Some believe that on the night of his death, he was given a drugged drink and was later taken to his home where he was given the fatal injection. If he was murdered, there are some theories as to who may be responsible. Some believe he was killed because he refused to take a dive in a bout with Chuck Wepner two days before the fight took place. Others believe he was killed because he was involved in a business deal gone wrong. To this day, Sonny's death has been shrouded in mystery.
Suspects: Sonny's trainer, Johnny Tocco, claims that two days before the fight, Sonny met with two gamblers that were betting heavily on Chuck Wepner to defeat Sonny. Sonny went on to defeat Wepner and Tocco believes that this may have endangered his life. The two gamblers have never been identified.
Extra Notes: This case was featured as a part of the November 22, 1989 episode.
Results: Unsolved. In 1982, an informant named Irwin Peters told Las Vegas police that Sonny Liston was murdered by a former police officer named Larry Gandy. Gandy was allegedly hired by Ash Resnick, a bookie who had money troubles with Sonny. It is suspected that Resnick was one of the gamblers that Sonny met with before his death Investigators, however, found no evidence to support this theory. Irwin Peters would die suspiciously in 1987.

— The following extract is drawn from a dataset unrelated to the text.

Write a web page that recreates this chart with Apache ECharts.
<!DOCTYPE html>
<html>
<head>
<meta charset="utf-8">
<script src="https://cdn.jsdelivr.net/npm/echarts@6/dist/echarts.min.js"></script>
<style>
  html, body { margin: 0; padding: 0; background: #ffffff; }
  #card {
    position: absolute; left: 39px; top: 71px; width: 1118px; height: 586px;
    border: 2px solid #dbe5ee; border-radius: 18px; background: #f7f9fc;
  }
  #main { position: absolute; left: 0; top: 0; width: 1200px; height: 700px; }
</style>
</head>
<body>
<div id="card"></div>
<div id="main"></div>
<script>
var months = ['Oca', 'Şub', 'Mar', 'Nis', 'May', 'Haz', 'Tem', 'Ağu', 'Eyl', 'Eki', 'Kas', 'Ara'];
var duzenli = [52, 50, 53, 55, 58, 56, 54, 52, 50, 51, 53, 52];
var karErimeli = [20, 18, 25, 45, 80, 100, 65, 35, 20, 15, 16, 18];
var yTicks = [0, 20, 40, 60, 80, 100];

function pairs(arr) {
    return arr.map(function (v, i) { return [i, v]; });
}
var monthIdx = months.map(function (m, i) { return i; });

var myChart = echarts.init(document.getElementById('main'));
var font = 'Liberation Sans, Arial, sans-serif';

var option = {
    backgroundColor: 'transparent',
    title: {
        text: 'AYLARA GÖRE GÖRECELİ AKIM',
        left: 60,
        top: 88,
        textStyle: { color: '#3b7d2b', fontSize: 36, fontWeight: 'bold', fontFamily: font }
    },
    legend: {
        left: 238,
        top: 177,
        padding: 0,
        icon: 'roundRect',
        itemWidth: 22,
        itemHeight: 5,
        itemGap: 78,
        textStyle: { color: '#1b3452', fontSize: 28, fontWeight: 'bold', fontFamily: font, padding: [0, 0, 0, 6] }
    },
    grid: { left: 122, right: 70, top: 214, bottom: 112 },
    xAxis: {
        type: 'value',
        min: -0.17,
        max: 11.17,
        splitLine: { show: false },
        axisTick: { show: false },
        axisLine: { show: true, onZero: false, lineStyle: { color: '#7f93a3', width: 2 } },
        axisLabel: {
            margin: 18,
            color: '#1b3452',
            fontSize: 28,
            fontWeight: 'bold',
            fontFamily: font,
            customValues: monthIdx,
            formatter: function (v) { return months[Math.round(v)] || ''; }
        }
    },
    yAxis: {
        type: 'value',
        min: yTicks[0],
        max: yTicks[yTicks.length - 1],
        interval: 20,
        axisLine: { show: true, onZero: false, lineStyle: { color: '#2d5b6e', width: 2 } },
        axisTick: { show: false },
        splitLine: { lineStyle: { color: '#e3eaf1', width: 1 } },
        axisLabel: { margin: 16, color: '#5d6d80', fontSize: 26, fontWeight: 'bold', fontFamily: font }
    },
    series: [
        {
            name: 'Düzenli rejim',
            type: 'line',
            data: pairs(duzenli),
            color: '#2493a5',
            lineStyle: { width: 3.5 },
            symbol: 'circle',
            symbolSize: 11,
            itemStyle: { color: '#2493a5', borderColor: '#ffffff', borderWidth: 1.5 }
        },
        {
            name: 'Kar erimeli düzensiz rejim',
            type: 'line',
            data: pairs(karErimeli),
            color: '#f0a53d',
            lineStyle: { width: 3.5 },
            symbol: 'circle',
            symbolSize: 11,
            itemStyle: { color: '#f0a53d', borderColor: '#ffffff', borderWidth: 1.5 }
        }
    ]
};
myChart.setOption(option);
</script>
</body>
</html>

In 2014, journalist Shaun Assael began writing a book about Sonny's death, titled "The Murder of Sonny Liston". He interviewed Gandy, who denied killing Sonny. However, Gandy claimed that the killer was a dealer named Earl Cage. Cage, however, died in 2000 and was never questioned in the case. Some investigators now believe that Sonny's death was a homicide; however, it remains unsolved.